So how can they add a mini house to the back of a Land Cruiser and still maintain the vehicle's structural integrity? “The camping cabin is fixed to what is left of the original bodywork and where the original pillars have been cut out we install a strengthening framework of chrome-molybdenum steel.”
The camper stands proud at 2.2 meters high which is only 25 centimetres higher than the standard vehicle but the roof lifts up on its gas struts a full metre so that inside there is an internal height of more than 2 metres, meaning that even the tallest of expeditioners won't need to stoop. The upper floor houses the 'bedroom'. The lying area with a real mattress extends over the entire width of the roof and measures 1.4 x 2.1 meters. It can be lowered down to sleep or folded up out of the way when you want to be in the 'living space'.
I remember a line from their website, 'Reliability, performance and comfort at the highest level' and that's exactly what the interior is. There's a complete wardrobe and kitchen unit made of light Alucobond panels, a two burner gas stove, a sink, a 65-litre refrigerator and a water tank. On the other side is a wide couch that can also be used as another bed, and under it is a 25-liter boiler providing hot water for showers... although you'll have to take them alfresco as a bathroom is just about the only thing not included...
Mounted under the body, just in front of the rear axle, is a polypropylene tank to store additional fresh water for those long trips away from any fresh water source... or alternatively you could have aluminium storage boxes in the same place.

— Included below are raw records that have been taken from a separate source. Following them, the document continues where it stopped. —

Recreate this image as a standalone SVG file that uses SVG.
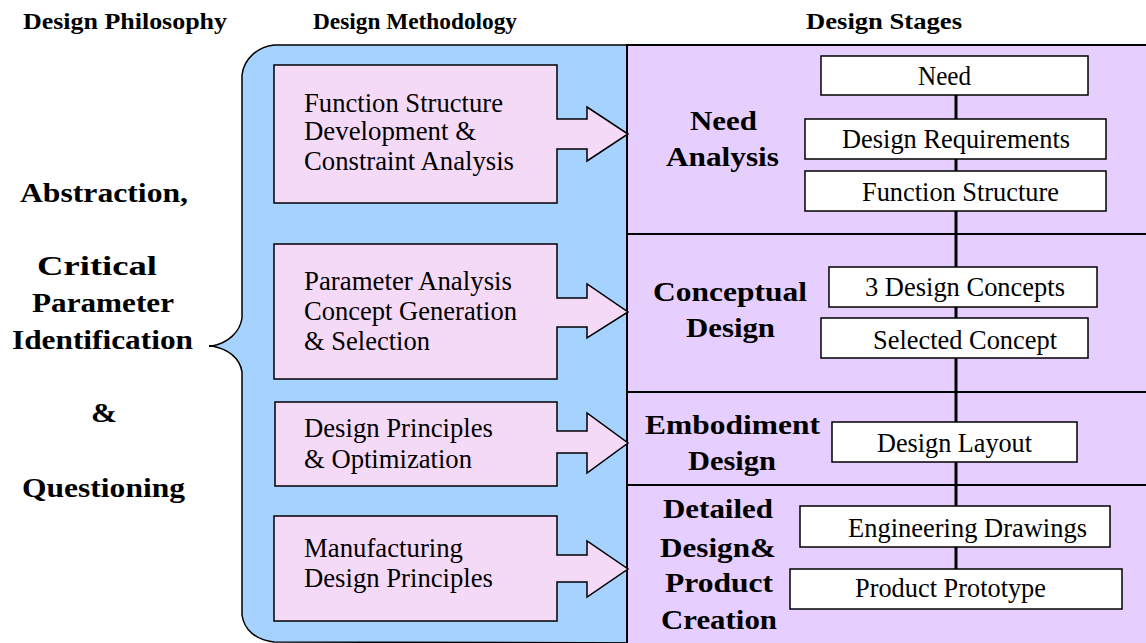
<svg xmlns="http://www.w3.org/2000/svg" width="1146" height="643" viewBox="0 0 1146 643">
<style>
text{font-family:"Liberation Serif","Times New Roman",serif;fill:#000}
.h{font-size:24px;font-weight:bold}
.b{font-size:27px;font-weight:bold}
.r{font-size:28px}
.l{font-size:27px}
.pink{fill:#F5DAF8;stroke:#000;stroke-width:1.5}
.wb{fill:#fff;stroke:#000;stroke-width:1.5}
.div{stroke:#000;stroke-width:2;fill:none}
</style>
<rect width="1146" height="643" fill="#fff"/>
<g id="headers">
<text class="h" x="23" y="29" textLength="204" lengthAdjust="spacingAndGlyphs">Design Philosophy</text>
<text class="h" x="313" y="29" textLength="204" lengthAdjust="spacingAndGlyphs">Design Methodology</text>
<text class="h" x="806" y="29" textLength="156" lengthAdjust="spacingAndGlyphs">Design Stages</text>
</g>
<g id="philosophy">
<text class="b" x="20" y="202" textLength="168" lengthAdjust="spacingAndGlyphs">Abstraction,</text>
<text class="b" x="37" y="275" textLength="120" lengthAdjust="spacingAndGlyphs">Critical</text>
<text class="b" x="32" y="312" textLength="142" lengthAdjust="spacingAndGlyphs">Parameter</text>
<text class="b" x="12" y="349" textLength="181" lengthAdjust="spacingAndGlyphs">Identification</text>
<text class="b" x="91" y="422" textLength="26" lengthAdjust="spacingAndGlyphs">&amp;</text>
<text class="b" x="22" y="497" textLength="163" lengthAdjust="spacingAndGlyphs">Questioning</text>
</g>
<g id="methodology-brace">
<path d="M660,45 L274,45 C258,47 244,58 242,75 L242,318 C240,332 228,343 212,346 C228,349 240,358 242,372 L242,615 C244,630 256,640 274,642 L660,643 Z" fill="#A6D2FF" stroke="#000" stroke-width="1.5"/>
<line x1="209" y1="346" x2="214" y2="346" stroke="#000" stroke-width="2"/>
</g>
<g id="stages-panel">
<rect x="627" y="45" width="530" height="610" fill="#E6CEFF" stroke="#000" stroke-width="2"/>
<line class="div" x1="627" y1="234" x2="1146" y2="234"/>
<line class="div" x1="627" y1="392" x2="1146" y2="392"/>
<line class="div" x1="627" y1="485" x2="1146" y2="485"/>
</g>
<g id="connectors">
<line x1="956" y1="95" x2="956" y2="569" stroke="#000" stroke-width="3"/>
</g>
<g id="m1">
<polygon class="pink" points="274,65 557,65 557,119 587,119 587,107 628,134 587,161 587,149 557,149 557,203 274,203"/>
<text class="l" x="304" y="112" textLength="199" lengthAdjust="spacingAndGlyphs">Function Structure</text>
<text class="l" x="304" y="140" textLength="172" lengthAdjust="spacingAndGlyphs">Development &amp;</text>
<text class="l" x="304" y="170" textLength="210" lengthAdjust="spacingAndGlyphs">Constraint Analysis</text>
</g>
<g id="m2">
<polygon class="pink" points="274,244 557,244 557,298 587,298 587,284 628,312 587,338 587,327 557,327 557,379 274,379"/>
<text class="l" x="304" y="290" textLength="208" lengthAdjust="spacingAndGlyphs">Parameter Analysis</text>
<text class="l" x="304" y="320" textLength="213" lengthAdjust="spacingAndGlyphs">Concept Generation</text>
<text class="l" x="304" y="350" textLength="126" lengthAdjust="spacingAndGlyphs">&amp; Selection</text>
</g>
<g id="m3">
<polygon class="pink" points="275,402 557,402 557,431 587,431 587,413 628,443 587,473 587,453 557,453 557,486 275,486"/>
<text class="l" x="304" y="437" textLength="189" lengthAdjust="spacingAndGlyphs">Design Principles</text>
<text class="l" x="304" y="468" textLength="168" lengthAdjust="spacingAndGlyphs">&amp; Optimization</text>
</g>
<g id="m4">
<polygon class="pink" points="274,516 557,516 557,555 587,555 587,541 628,569 587,597 587,582 557,582 557,621 274,621"/>
<text class="l" x="304" y="557" textLength="159" lengthAdjust="spacingAndGlyphs">Manufacturing</text>
<text class="l" x="304" y="587" textLength="189" lengthAdjust="spacingAndGlyphs">Design Principles</text>
</g>
<g id="stage-need">
<text class="b" x="690" y="130" textLength="67" lengthAdjust="spacingAndGlyphs">Need</text>
<text class="b" x="666" y="166" textLength="113" lengthAdjust="spacingAndGlyphs">Analysis</text>
</g>
<g id="stage-conceptual">
<text class="b" x="653" y="301" textLength="154" lengthAdjust="spacingAndGlyphs">Conceptual</text>
<text class="b" x="686" y="337" textLength="89" lengthAdjust="spacingAndGlyphs">Design</text>
</g>
<g id="stage-embodiment">
<text class="b" x="645" y="434" textLength="175" lengthAdjust="spacingAndGlyphs">Embodiment</text>
<text class="b" x="688" y="470" textLength="88" lengthAdjust="spacingAndGlyphs">Design</text>
</g>
<g id="stage-detailed">
<text class="b" x="663" y="518" textLength="110" lengthAdjust="spacingAndGlyphs">Detailed</text>
<text class="b" x="660" y="557" textLength="116" lengthAdjust="spacingAndGlyphs">Design&amp;</text>
<text class="b" x="665" y="592" textLength="108" lengthAdjust="spacingAndGlyphs">Product</text>
<text class="b" x="661" y="629" textLength="116" lengthAdjust="spacingAndGlyphs">Creation</text>
</g>
<g id="need">
<rect class="wb" x="821" y="56" width="267" height="39"/>
<text class="r" x="918" y="85" textLength="53" lengthAdjust="spacingAndGlyphs">Need</text>
</g>
<g id="design-requirements">
<rect class="wb" x="805" y="119" width="301" height="40"/>
<text class="r" x="842" y="148" textLength="228" lengthAdjust="spacingAndGlyphs">Design Requirements</text>
</g>
<g id="function-structure">
<rect class="wb" x="805" y="171" width="301" height="40"/>
<text class="r" x="862" y="201" textLength="197" lengthAdjust="spacingAndGlyphs">Function Structure</text>
</g>
<g id="design-concepts">
<rect class="wb" x="829" y="267" width="268" height="40"/>
<text class="r" x="865" y="296" textLength="200" lengthAdjust="spacingAndGlyphs">3 Design Concepts</text>
</g>
<g id="selected-concept">
<rect class="wb" x="821" y="318" width="267" height="40"/>
<text class="r" x="873" y="349" textLength="184" lengthAdjust="spacingAndGlyphs">Selected Concept</text>
</g>
<g id="design-layout">
<rect class="wb" x="832" y="422" width="245" height="40"/>
<text class="r" x="877" y="452" textLength="155" lengthAdjust="spacingAndGlyphs">Design Layout</text>
</g>
<g id="engineering-drawings">
<rect class="wb" x="800" y="506" width="310" height="41"/>
<text class="r" x="848" y="537" textLength="239" lengthAdjust="spacingAndGlyphs">Engineering Drawings</text>
</g>
<g id="product-prototype">
<rect class="wb" x="790" y="569" width="332" height="40"/>
<text class="r" x="855" y="597" textLength="191" lengthAdjust="spacingAndGlyphs">Product Prototype</text>
</g>
</svg>
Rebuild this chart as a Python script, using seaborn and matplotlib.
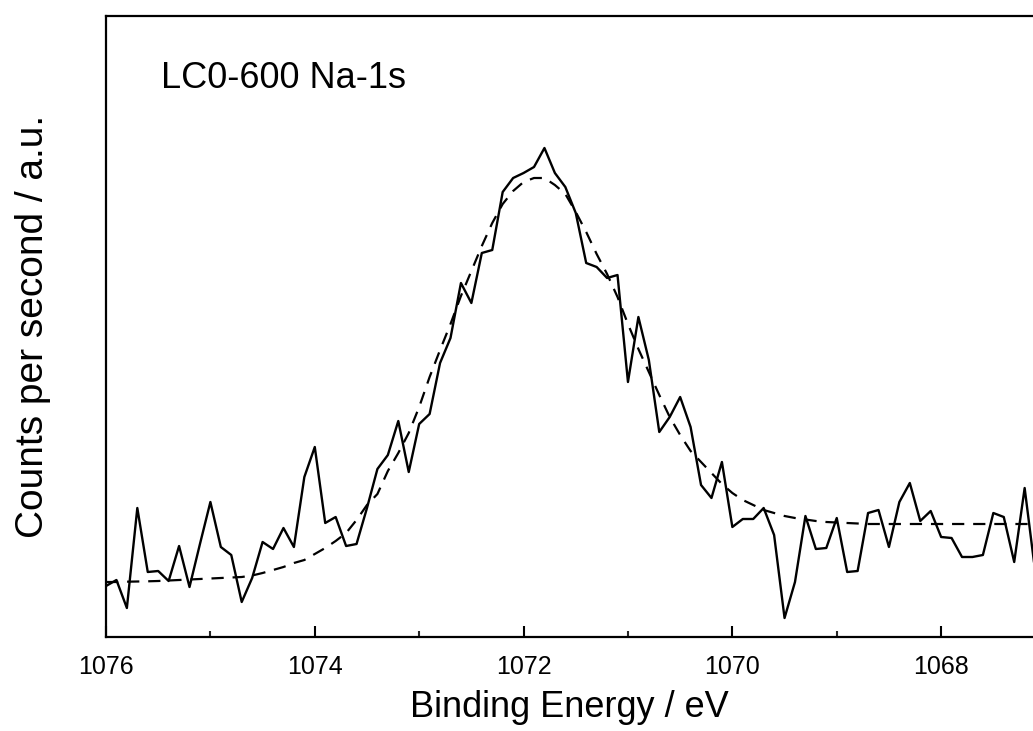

There's another large storage space in the body at the rear.
Power comes from a 12 and 220-volt system powered by a solar panel on the cabin roof that charges an Optima battery with 85 Ah capacity and energy is saved by using LED technology for the interior lighting and the pretty cool looking tail lights. There are also external 220 volt connections for campsites. And what about those heading to cooler climes (or those peculiarly cold desert nights)? Well, the interior can be heated in three different ways, by the water heater, with a Webasto air heater or from ducts directing warm air back from the engine.
The fuel carrying capacity is an impressive 275 litres. The stock Toyota tank is already a generous 90 litres, but Maltec add an additional 185 litre aluminium tank mounted where the spare wheel used to be. But if massive range is what you are after then it's possible to have another fuel tank in front of the rear axle which will give you a massive 345 litres!
With the second fuel tank fitted the standard exhaust doesn't fit any more so it is re-routed to come out just behind the passenger door which gives a nice throaty sound to the big engine. It seems pointless to mention that a snorkel is fitted and what expedition truck doesn't have a heavy-duty bumper... but cleverly this one also doubles as another water tank! Also mounted on the outside are a set of sand tracks and an awning. Still on a quest for shedding kilos wherever possible the wheels are a set of aluminium Alocas with the spare mounted on the roof overlapping the windscreen a little. It's maybe not the most aesthetically pleasing option but there is nowhere else for it to go!
For rough roads suspension is HT-springs and Koni shocks although Maltec will fit any set-up you request.
All Maltec Explorers are bespoke vehicles, built to the requirements of each individual customer, so no one 80 is like another and prices vary accordingly. The base vehicle itself, stripped and re-built will set you back 23,000€ and the standard interior will be around 5,500€. The complete vehicle featured on these pages is on the forecourt for 78,000€ which might seem a lot of money for a car that is at least 20 years old... but it's a fully-equipped, luxury expedition vehicle that you can trust it to take you almost anywhere and you know that old saying; you get what you pay for! And as it always will be, a HDJ80 in a class of its own.